Begin
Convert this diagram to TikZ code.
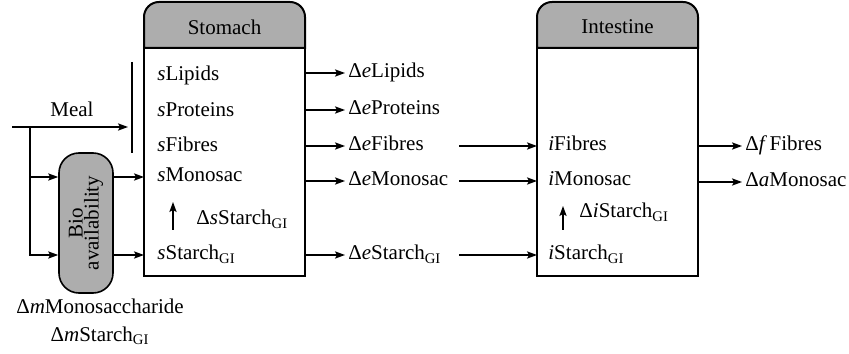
\documentclass[tikz,border=0pt]{standalone}
\usepackage{fontspec}
\setmainfont{Liberation Serif}
\usetikzlibrary{arrows.meta}
\definecolor{hdgray}{gray}{0.68}
\tikzset{
  organ/.style={line width=1pt,fill=hdgray},
  lab/.style={anchor=west,inner sep=1.5pt,text height=7pt,text depth=2pt},
  note/.style={inner sep=1.5pt,text height=7pt,text depth=2pt},
  flow/.style={line width=0.65pt,-{Stealth[length=5pt,width=3.6pt,inset=1pt]}},
  wire/.style={line width=0.65pt},
  bio/.style={draw,line width=0.8pt,fill=hdgray,rounded corners=10pt,rotate=90,
    minimum width=70pt,minimum height=27pt,align=center,inner sep=0pt}
}
\newcommand{\GI}{\textsubscript{GI}}
\begin{document}
\begin{tikzpicture}[x=0.5pt,y=0.5pt,font=\fontsize{10.5}{12}\selectfont]
  \useasboundingbox (0,0) rectangle (849,353);
  \draw[organ] (144,305) -- (144,336) arc[start angle=180,end angle=90,radius=15] -- (290,351)
    arc[start angle=90,end angle=0,radius=15] -- (305,305) -- cycle;
  \draw[line width=1pt] (144,305) rectangle (305,77);
  \draw[organ] (537,305) -- (537,336) arc[start angle=180,end angle=90,radius=15] -- (683,351)
    arc[start angle=90,end angle=0,radius=15] -- (698,305) -- cycle;
  \draw[line width=1pt] (537,305) rectangle (698,77);
  \node (stom) at (224.5,326) {Stomach};
  \node (intest) at (617.5,326) {Intestine};
  \coordinate (sW) at (144,0); \coordinate (sE) at (305,0);
  \coordinate (iW) at (537,0); \coordinate (iE) at (698,0);
  \coordinate (gap) at (459,0);

  \node[lab] (sL) at (154,277) {\textit{s}Lipids};
  \node[lab] (sP) at (154,241) {\textit{s}Proteins};
  \node[lab] (sF) at (154,206) {\textit{s}Fibres};
  \node[lab] (sM) at (154,176) {\textit{s}Monosac};
  \node[lab] (dsS) at (193,133) {Δ\textit{s}Starch\GI};
  \node[lab] (sS) at (154,98) {\textit{s}Starch\GI};
  \coordinate (sUpA) at (173,123); \coordinate (sUpB) at (173,151);
  \draw[flow] (sUpA) -- (sUpB);

  \node[lab] (eL) at (345,280) {Δ\textit{e}Lipids};
  \node[lab] (eP) at (345,243) {Δ\textit{e}Proteins};
  \node[lab] (eF) at (345,207) {Δ\textit{e}Fibres};
  \node[lab] (eM) at (345,172) {Δ\textit{e}Monosac};
  \node[lab] (eS) at (345,98) {Δ\textit{e}Starch\GI};
  \foreach \n in {eL,eP,eF,eM,eS} \draw[flow] (sE |- \n) -- (\n.west);

  \node[lab] (iF) at (545,207) {\textit{i}Fibres};
  \node[lab] (iM) at (545,172) {\textit{i}Monosac};
  \node[lab] (diS) at (576,140) {Δ\textit{i}Starch\GI};
  \node[lab] (iS) at (545,98) {\textit{i}Starch\GI};
  \coordinate (iUpA) at (563,123); \coordinate (iUpB) at (563,147);
  \draw[flow] (iUpA) -- (iUpB);
  \foreach \n in {eF,eM,eS} \draw[flow] (gap |- \n) -- (iW |- \n);

  \node[lab] (fF) at (742,207) {Δ\textit{f}\kern1.2pt Fibres};
  \node[lab] (aM) at (742,171) {Δ\textit{a}Monosac};
  \foreach \n in {fF,aM} \draw[flow] (iE |- \n) -- (\n.west);

  \coordinate (meal) at (12,226); \coordinate (br) at (30,226);
  \coordinate (barT) at (132,291); \coordinate (barB) at (132,200);
  \draw[wire] (barT) -- (barB);
  \draw[flow,shorten >=2pt] (meal) to node[above=1.5pt] (mealtxt) {Meal} (meal -| barT);
  \node[bio] (bio) at (86,130) {Bio\\[-4pt]availability};
  \draw[wire] (br) -- (br |- sM);
  \draw[flow] (br |- sM) -- (bio.north |- sM);
  \draw[flow] (br |- sM) |- (bio.north |- sS);
  \draw[flow] (bio.south |- sM) -- (sW |- sM);
  \draw[flow] (bio.south |- sS) -- (sW |- sS);
  \node[note] (dmM) at (100,45) {Δ\textit{m}Monosaccharide};
  \node[note] (dmS) at (100,17) {Δ\textit{m}Starch\GI};
\end{tikzpicture}
\end{document}
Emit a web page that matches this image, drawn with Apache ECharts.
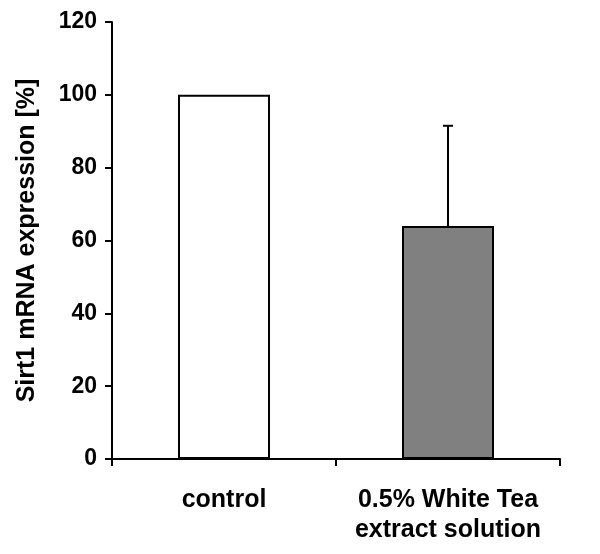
<!DOCTYPE html>
<html>
<head>
    <meta charset="utf-8">
    <title>Sirt1 mRNA expression</title>
    <script src="https://cdn.jsdelivr.net/npm/echarts@6/dist/echarts.min.js"></script>
    <style type="text/css">
        html, body { margin: 0; padding: 0; background: #fff; }
        #main { width: 600px; height: 554px; }
    </style>
</head>
<body>
    <div id="main"></div>
    <script type="text/javascript">
        var groups = ['control', '0.5% White Tea\nextract solution'];
        var expression = [100, 64];
        var errorUp = [0, 27.5];
        var barColors = ['#ffffff', '#808080'];
        var yTicks = { min: 0, max: 120, interval: 20 };

        var font = 'Liberation Sans, Arial, sans-serif';
        var chart = echarts.init(document.getElementById('main'));

        var errData = expression.map(function (v, i) {
            return [i, v, v + errorUp[i]];
        });

        var option = {
            animation: false,
            backgroundColor: '#ffffff',
            grid: { left: 112, right: 40, top: 22, bottom: 95 },
            xAxis: {
                type: 'category',
                data: groups,
                boundaryGap: true,
                axisLine: { lineStyle: { color: '#000', width: 2 } },
                axisTick: { show: true, length: 7, lineStyle: { color: '#000', width: 2 } },
                axisLabel: {
                    interval: 0,
                    hideOverlap: false,
                    color: '#000', fontFamily: font, fontWeight: 'bold',
                    fontSize: 25, lineHeight: 30, margin: 26
                }
            },
            yAxis: {
                type: 'value',
                min: yTicks.min, max: yTicks.max, interval: yTicks.interval,
                name: 'Sirt1 mRNA expression [%]',
                nameLocation: 'middle',
                nameGap: 72,
                nameTextStyle: { color: '#000', fontFamily: font, fontWeight: 'bold', fontSize: 25 },
                axisLine: { show: true, lineStyle: { color: '#000', width: 2 } },
                axisTick: { show: true, length: 7, lineStyle: { color: '#000', width: 2 } },
                splitLine: { show: false },
                axisLabel: {
                    color: '#000', fontFamily: font, fontWeight: 'bold',
                    fontSize: 23, margin: 15
                }
            },
            series: [
                {
                    type: 'bar',
                    barWidth: 92,
                    data: expression.map(function (v, i) {
                        return { value: v, itemStyle: { color: barColors[i] } };
                    }),
                    itemStyle: { borderColor: '#000', borderWidth: 2 },
                    z: 2
                },
                {
                    type: 'custom',
                    data: errData,
                    z: 3,
                    renderItem: function (params, api) {
                        if (api.value(2) <= api.value(1)) return;
                        var lo = api.coord([api.value(0), api.value(1)]);
                        var hi = api.coord([api.value(0), api.value(2)]);
                        var half = 5;
                        var st = { stroke: '#000', lineWidth: 2 };
                        return {
                            type: 'group',
                            children: [
                                { type: 'line', shape: { x1: lo[0], y1: lo[1], x2: hi[0], y2: hi[1] }, style: st },
                                { type: 'line', shape: { x1: hi[0] - half, y1: hi[1], x2: hi[0] + half, y2: hi[1] }, style: st }
                            ]
                        };
                    }
                }
            ]
        };
        chart.setOption(option);
    </script>
</body>
</html>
End
*EXERCISE DESCRIPTION:* For the listing above, identify each line bearing "this".

*FINISHED EXERCISE:*
Convert this diagram to TikZ code.
Emit a web page that matches this image, drawn with Apache ECharts.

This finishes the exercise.